Hoguet explains that many of Korea’s characteristics remain on par with those of emerging markets. They have very serious political and security threats and relatively weak financial institutions. Therefore, he wouldn’t want to give it the same risk characteristics as developed markets. Even in developed markets, institutional weakness in the ratings agencies was partly responsible for the sub-prime crisis. These risks are magnified in emerging markets.

“What really defines an emerging market is not so much payout of income but the strength of its institutions. I think that a benchmark provider needs to take into account those factors,” he says. “Indexes have enormous and, I think, disproportionate influence in terms of the flows of global capital. What are people structurally underweighting? If Korea migrates from emerging markets to developed status, that means there’s going to be a net inflow into Korea.”

He adds, “I actually think the freeze-up in liquidity that we’ve seen, for example, in the mortgage market could happen in the emerging markets. We’ve seen tremendous push factors leading to trend following, leading to flows into emerging markets. We could see a situation where the global environment is dramatically incapable of continuing this.”

Still, for retail investors increasing their portfolio allocation to emerging markets, Hoguet says, indexes are probably the way to go. It’s simply too costly for them to try to emulate a good institutional portfolio that has the resources to do specific equity and sector analysis. He stresses that investors should still take a hard look at valuations of equities from those regions.
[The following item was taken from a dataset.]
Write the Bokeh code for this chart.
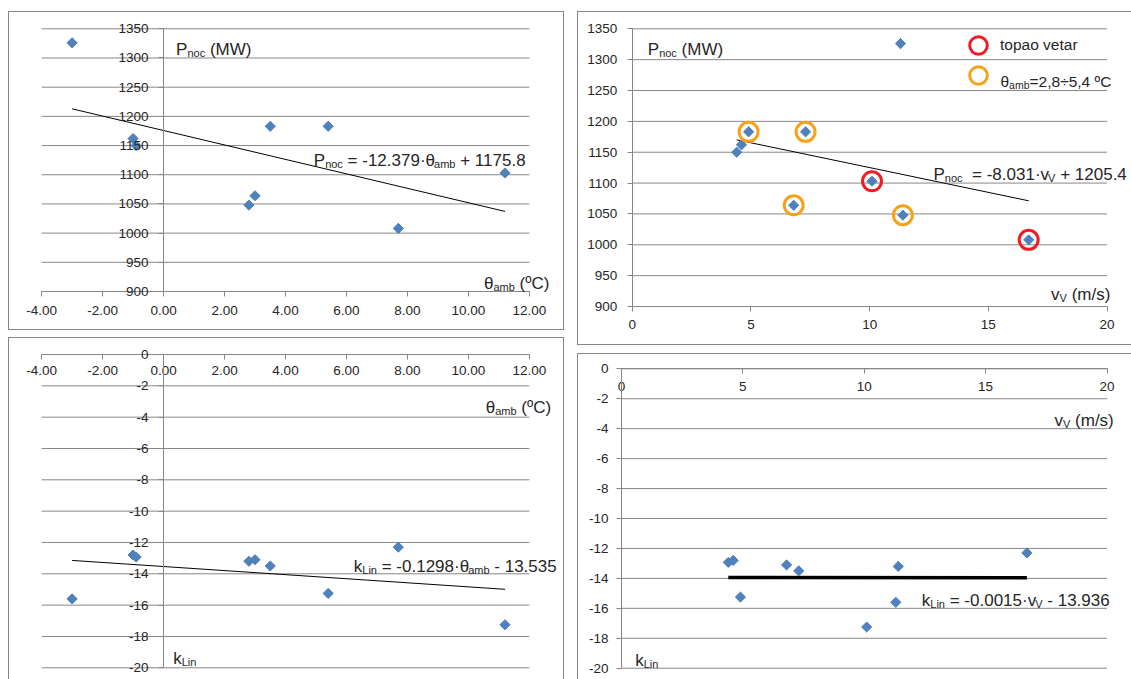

“For a retail investor, ETFs offer a very good opportunity. SSgA actually has regional ETFs and single country ETFs as well. Depending on one’s view of certain countries, you can construct a certain view,” he says. “Most of the growth in emerging markets is going to come from earnings; it’s not going to come from price-to-earning multiple expansions. So you don’t want to be just buying things regardless of their value. You really have to be focused on valuations.”